跟踪wordcount源码了解spark的每个RDD执行过程

1.wordcount中的RDD关系

执行wordcount：

#初始化入参数
scala> val rdd1 = sc.parallelize(List(List("2","3,4","8,7"),List("1")))
rdd1: org.apache.spark.rdd.RDD[List[String]] = ParallelCollectionRDD[1] at parallelize at <console>:24
#wordcount代码
scala> val rdd2 = rdd1.flatMap(_.flatMap(_.split(","))).map((_,1)).reduceByKey(_+_)
rdd2: org.apache.spark.rdd.RDD[(String, Int)] = ShuffledRDD[4] at reduceByKey at <console>:26
#输出结果
scala> rdd2.collect
res0: Array[(String, Int)] = Array((4,1), (8,1), (2,1), (7,1), (3,1), (1,1))

查看RDD依赖关系：

scala> rdd2.toDebugString
res1: String =
(2) ShuffledRDD[4] at reduceByKey at <console>:26 []
 +-(2) MapPartitionsRDD[3] at map at <console>:26 []
    |  MapPartitionsRDD[2] at flatMap at <console>:26 []
    |  ParallelCollectionRDD[1] at parallelize at <console>:24 []

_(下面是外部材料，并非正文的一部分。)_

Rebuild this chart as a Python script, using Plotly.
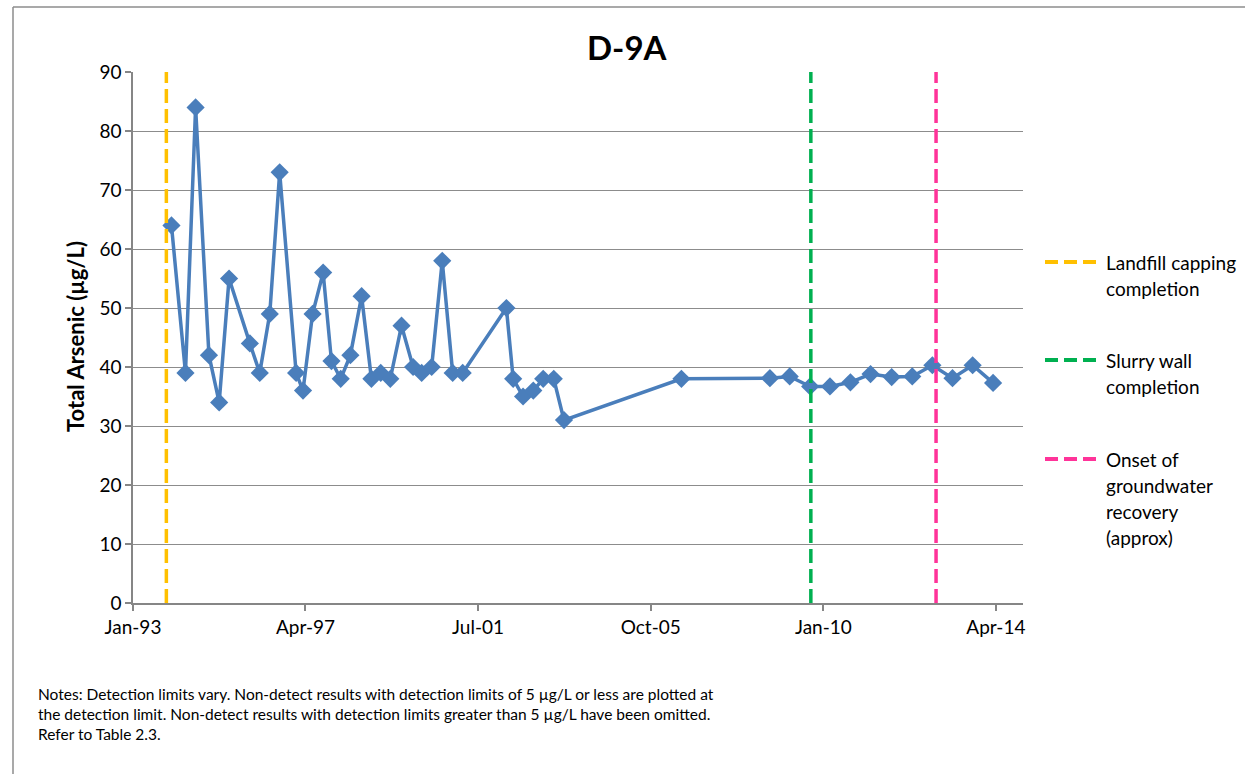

可以看出以上wordcount的执行过程中，产生了四个RDD：
（1）第一个RDD是ParallelCollectionRDD，完成数据的并行化
（2）第二个RDD是flatMap的MapPartitionsRDD
（3）第三个是map函数产生的MapPartitionsRDD
（4）最后一个是reduceByKey执行过程中，由map shuffle reduce过程中产生的ShuffledRDD

如图所示：

图中的±(2) 表示该wordcount被划分成为了两个stage：两个阶段中必须等第一个阶段的所有task都结束了才可以进行第二阶段。

2.RDD介绍

RDD在执行过程中会创建Lineage来记录信息：

RDD只支持粗粒度转换，即在大量记录上执行的单个操作。将创建RDD的一系列Lineage（即血统）记录下来，以便恢复丢失的分区。RDD的Lineage会记录RDD的元数据信息和转换行为，当该RDD的部分分区数据丢失时，它可以根据这些信息来重新运算和恢复丢失的数据分区。

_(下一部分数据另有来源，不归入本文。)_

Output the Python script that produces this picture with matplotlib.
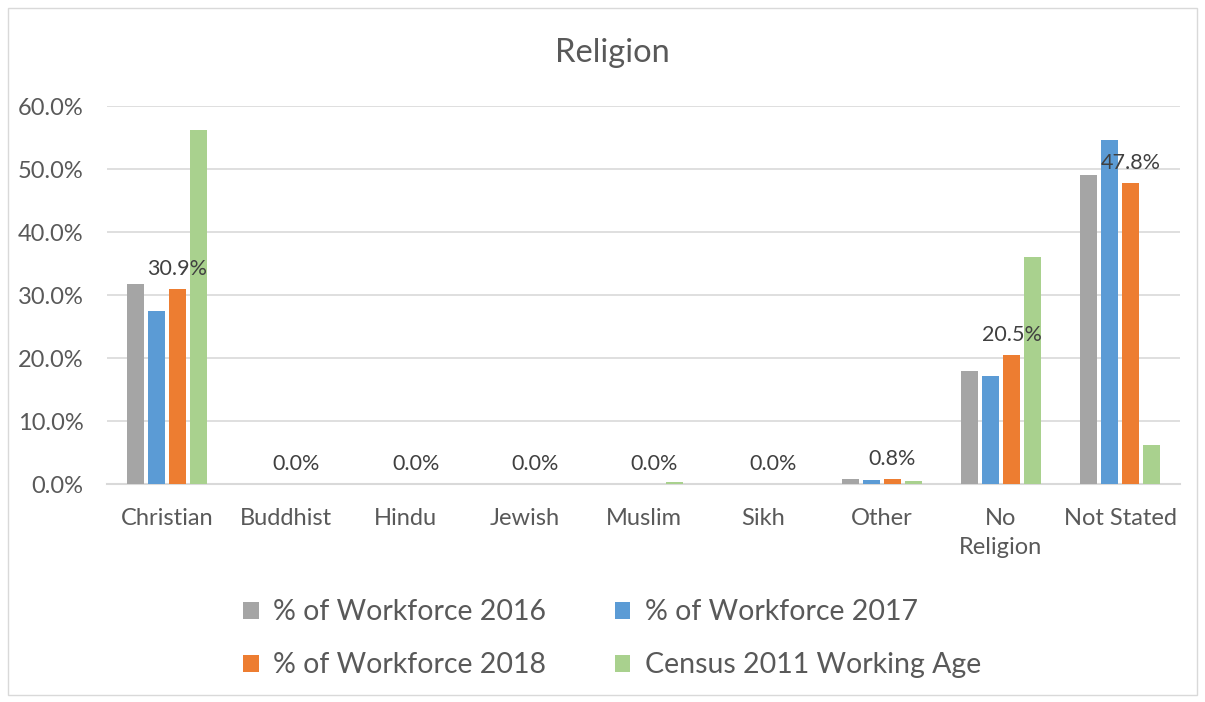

上面的rdd2.toDebugString代码就是显示的是Lineage记录下来的信息。

3.textFile()方法读取文件

sc.textFile(args(0)).flatMap(_.split(" ")).map((_,1)).reduceByKey(_+_).sortBy(identity,false).saveAsTextFile(args(1))

跟踪textFile方法

/** * Read a text file from HDFS, a local file system (available on all nodes), or any * Hadoop-supported file system URI, and return it as an RDD of Strings. * @param path path to the text file on a supported file system * @param minPartitions suggested minimum number of partitions for the resulting RDD * @return RDD of lines of the text file */
  def textFile(
      path: String,
      minPartitions: Int = defaultMinPartitions): RDD[String] = withScope {
    assertNotStopped()
    hadoopFile(path, classOf[TextInputFormat], classOf[LongWritable], classOf[Text],
      minPartitions).map(pair => pair._2.toString).setName(path)
  }

传入参数：

path:传入需要读取的文件路径
minPartitions:有一个hadoop的默认分区数，也可以自己定义。比如hadoop默认块是128M（hadoop2.7.3以前是128M，之后变成了256M），如果传入1G文件，默认分区数量是8个分布。

执行过程：
（1）assertNotStopped()：用来确保此时只有一个sparkContext。
（2）hadoopFile(path, classOf[TextInputFormat], classOf[LongWritable], classOf[Text],
minPartitions)：读取文件
（3）map方法

3.1跟踪hadoopFile方法：

/** Get an RDD for a Hadoop file with an arbitrary InputFormat * * @note Because Hadoop's RecordReader class re-uses the same Writable object for each * record, directly caching the returned RDD or directly passing it to an aggregation or shuffle * operation will create many references to the same object. * If you plan to directly cache, sort, or aggregate Hadoop writable objects, you should first * copy them using a `map` function. * @param path directory to the input data files, the path can be comma separated paths * as a list of inputs * @param inputFormatClass storage format of the data to be read * @param keyClass `Class` of the key associated with the `inputFormatClass` parameter * @param valueClass `Class` of the value associated with the `inputFormatClass` parameter * @param minPartitions suggested minimum number of partitions for the resulting RDD * @return RDD of tuples of key and corresponding value */
  def hadoopFile[K, V](
      path: String,
      inputFormatClass: Class[_ <: InputFormat[K, V]],
      keyClass: Class[K],
      valueClass: Class[V],
      minPartitions: Int = defaultMinPartitions): RDD[(K, V)] = withScope {
    assertNotStopped()

    // This is a hack to enforce loading hdfs-site.xml.
    // See SPARK-11227 for details.
    FileSystem.getLocal(hadoopConfiguration)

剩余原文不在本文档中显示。